Ibukota Pindah?

Ibukota Pindah?

Diskusi publik dengan tema "Ibukota pindah?" yang diselenggarakan oleh Bamus Betawi pada Rabu, 25 September 2019, di Resto Kampung Kite, Jl. Kramat Sentiong, Jakarta Pusat, dengan 4 pembicara : Anggota DPRD DKI Jakarta, Haji Khotibi Achyar (Haji Beceng), Ketua Umum FBR, KH Lutfi Hakim, Staf senior KSP Bang Wandy Tuturoong (Binyo), dan Ketum KNPI, bang Aris.  Dengan Moderator : Ketua Umum BBM, Muhidin Muchtar.

Hasil diskusi disimpulkan bahwa :
1. Masyarakat Betawi menjadi termarjinalkan meskipun Ibukota Negara berada di Jakarta selama 74 tahun. 
Pemerintah tidak memberikan perhatian yg cukup bagi keberadaan masyarakat Betawi beserta seni budayanya. 
Pembangunan kota Jakarta tidak memberikan manfaat bagi masyarakat Betawi. Seolah masyarakat Betawi tergusur dari tanahnya sendiri.

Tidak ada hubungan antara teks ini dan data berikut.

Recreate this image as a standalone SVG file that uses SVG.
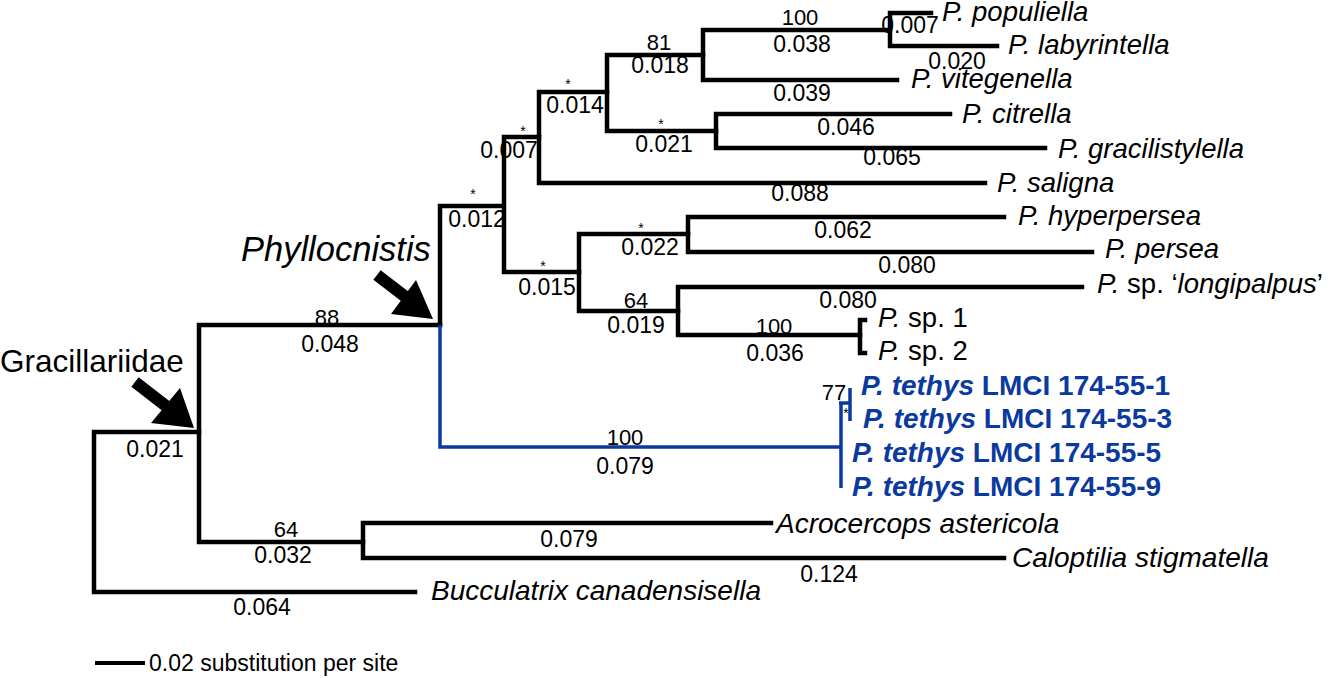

2. Pindahnya ibukota ke Kalimantan berarti Jakarta "ditinggalkan". Ibarat suamistri yg bercerai, akankah sang istri yg telah ditinggalkan akan mendapatkan pembagian harta? Apa yg akan diperoleh "Tanah Betawi" setelah tidak lagi dijadikan Ibukota negara?

3. Bamus Betawi menginginkan setelah Ibukota Negara pindah, Jakarta akan dijadikan sebagai Kota Santri yg sejuk, damai dan sejahtera. 

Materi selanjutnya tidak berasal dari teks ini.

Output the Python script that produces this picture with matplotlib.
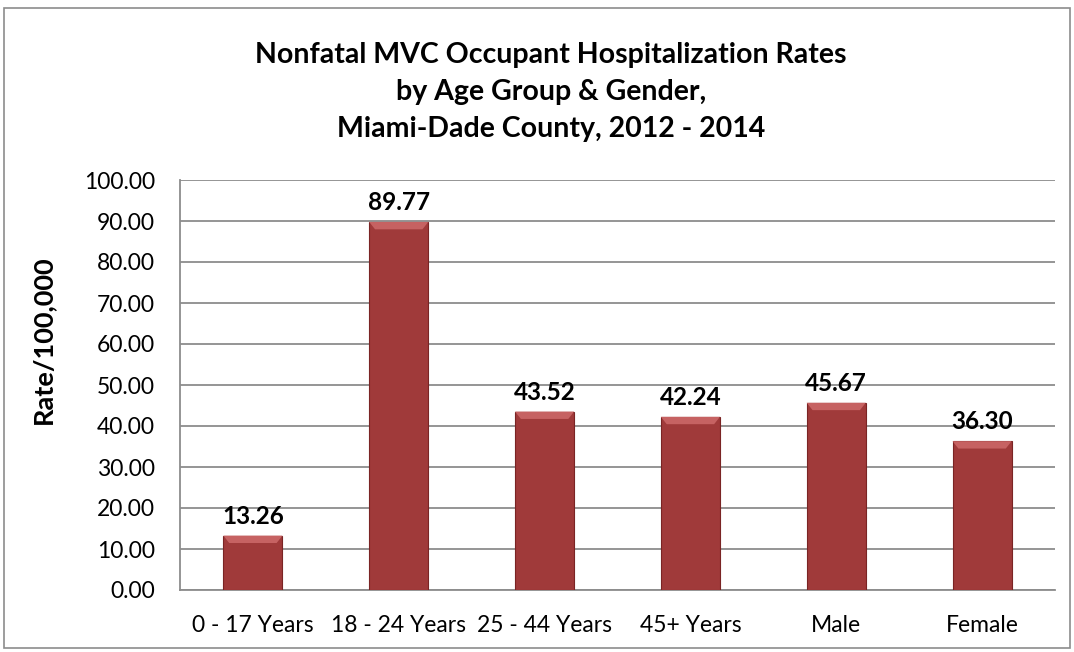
import matplotlib
matplotlib.use("Agg")
import matplotlib.pyplot as plt
from matplotlib.patches import Rectangle, Polygon

categories = ["0 - 17 Years", "18 - 24 Years", "25 - 44 Years", "45+ Years", "Male", "Female"]
values = [13.26, 89.77, 43.52, 42.24, 45.67, 36.30]
yticks = [0, 10, 20, 30, 40, 50, 60, 70, 80, 90, 100]

plt.rcParams['font.family'] = ['Lato', 'DejaVu Sans']

W, H = 1074, 652
fig = plt.figure(figsize=(W/100, H/100), dpi=100)
fig.patch.set_facecolor('white')
fig.add_artist(Rectangle((4/W, 4/H), 1066/W, 640/H, transform=fig.transFigure,
                         fill=False, edgecolor='#8c8c8c', linewidth=1.2))

# plot area: left 180, right 1055, top 180, bottom 590 (pixels from top)
ax = fig.add_axes([180/W, (H - 590)/H, 875/W, 410/H])
x = list(range(len(categories)))
bw = 0.405
ax.bar(x, values, width=bw, color='#A03A3A', edgecolor='#7a2424', linewidth=0.8, zorder=3)

for xi, v in zip(x, values):
    d = 1.8
    dx = 0.04
    top = Polygon([(xi - bw/2, v), (xi + bw/2, v), (xi + bw/2 - dx, v - d), (xi - bw/2 + dx, v - d)],
                  closed=True, facecolor='#C66262', edgecolor='none', zorder=4)
    ax.add_patch(top)
    ax.text(xi, v + 2.9, f"{v:.2f}", ha='center', va='baseline', fontsize=17.5,
            fontweight='bold', color='black', zorder=5)

ax.set_ylim(0, 100)
ax.set_xlim(-0.5, len(categories) - 0.5)
ax.set_yticks(yticks)
ax.set_yticklabels([f"{t:.2f}" for t in yticks], fontsize=16.5)
ax.set_xticks(x)
ax.set_xticklabels(categories, fontsize=16.5)
ax.tick_params(axis='y', length=0, pad=18)
ax.tick_params(axis='x', length=0, pad=18)
ax.yaxis.grid(True, color='#8c8c8c', linewidth=1.3, zorder=0)
ax.set_axisbelow(True)
for s in ['top', 'right']:
    ax.spines[s].set_visible(False)
ax.spines['left'].set_color('#8c8c8c')
ax.spines['bottom'].set_color('#8c8c8c')
ax.spines['left'].set_linewidth(1.3)
ax.spines['bottom'].set_linewidth(1.3)
ax.set_ylabel("Rate/100,000", fontsize=19.5, fontweight='bold', va='center')
ax.yaxis.set_label_coords((43 - 180)/875, (590 - 340)/410)

cx = 551 / W
fig.text(cx, 1 - 63/H, "Nonfatal MVC Occupant Hospitalization Rates", ha='center', va='baseline',
         fontsize=20.5, fontweight='bold')
fig.text(cx, 1 - 100/H, "by Age Group & Gender,", ha='center', va='baseline',
         fontsize=20.5, fontweight='bold')
fig.text(cx, 1 - 137/H, "Miami-Dade County, 2012 - 2014", ha='center', va='baseline',
         fontsize=20.5, fontweight='bold')

fig.savefig("out.png", dpi=100)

4. Para tokoh masyarakat Betawi harus sering melakukan diskusi membahas apa-apa yg dibutuhkan dalam membangun masyarakat Betawi dengan melestarikan segala seni budaya dan adat Betawi yg kaya. Agar semua seni budaya dan adat Betawi nan indah tidak musnah. Hasil diskusi dipublikasikan dan disampaikan kepada pemerintah agar bisa dilaksanakan.

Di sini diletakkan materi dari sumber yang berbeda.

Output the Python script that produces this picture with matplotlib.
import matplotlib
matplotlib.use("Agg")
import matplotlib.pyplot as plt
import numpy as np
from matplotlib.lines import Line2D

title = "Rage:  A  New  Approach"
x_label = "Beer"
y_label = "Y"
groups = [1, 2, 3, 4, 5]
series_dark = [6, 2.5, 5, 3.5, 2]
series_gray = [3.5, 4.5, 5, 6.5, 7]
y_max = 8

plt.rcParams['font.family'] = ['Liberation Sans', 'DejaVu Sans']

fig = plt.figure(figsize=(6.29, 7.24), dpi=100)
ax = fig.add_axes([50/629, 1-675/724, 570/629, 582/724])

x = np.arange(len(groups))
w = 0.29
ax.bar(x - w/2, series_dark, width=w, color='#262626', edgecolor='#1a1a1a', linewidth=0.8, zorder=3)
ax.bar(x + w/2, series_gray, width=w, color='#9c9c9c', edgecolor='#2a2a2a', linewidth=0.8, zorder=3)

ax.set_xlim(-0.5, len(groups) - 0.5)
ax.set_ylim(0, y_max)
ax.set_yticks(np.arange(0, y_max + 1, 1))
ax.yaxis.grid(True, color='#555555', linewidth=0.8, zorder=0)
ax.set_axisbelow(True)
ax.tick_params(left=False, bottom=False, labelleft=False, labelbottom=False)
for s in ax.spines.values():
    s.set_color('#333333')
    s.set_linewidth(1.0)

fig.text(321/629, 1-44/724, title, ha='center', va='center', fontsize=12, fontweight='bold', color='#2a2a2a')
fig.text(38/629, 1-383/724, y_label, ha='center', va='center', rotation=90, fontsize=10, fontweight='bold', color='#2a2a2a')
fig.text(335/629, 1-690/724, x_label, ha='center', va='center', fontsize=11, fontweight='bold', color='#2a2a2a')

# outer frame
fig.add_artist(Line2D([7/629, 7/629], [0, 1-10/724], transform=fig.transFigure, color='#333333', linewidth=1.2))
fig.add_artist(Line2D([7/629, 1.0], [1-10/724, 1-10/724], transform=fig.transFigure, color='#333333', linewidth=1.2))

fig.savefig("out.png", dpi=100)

5. Generasi muda Betawi harus sekolah dan menimba ilmu setinggi-tingginya untuk bekal membangun masyarakat Betawi serta turut membangun bangsa dan negara. 

Semoga ke depan, setelah Ibukota dipindahkan, "Tanah Betawi" tercinta ini akan tumbuh menjadi Kota nan sejuk, nyaman, damai, makmur dan sejahtera bagi semua komponen masyarakat.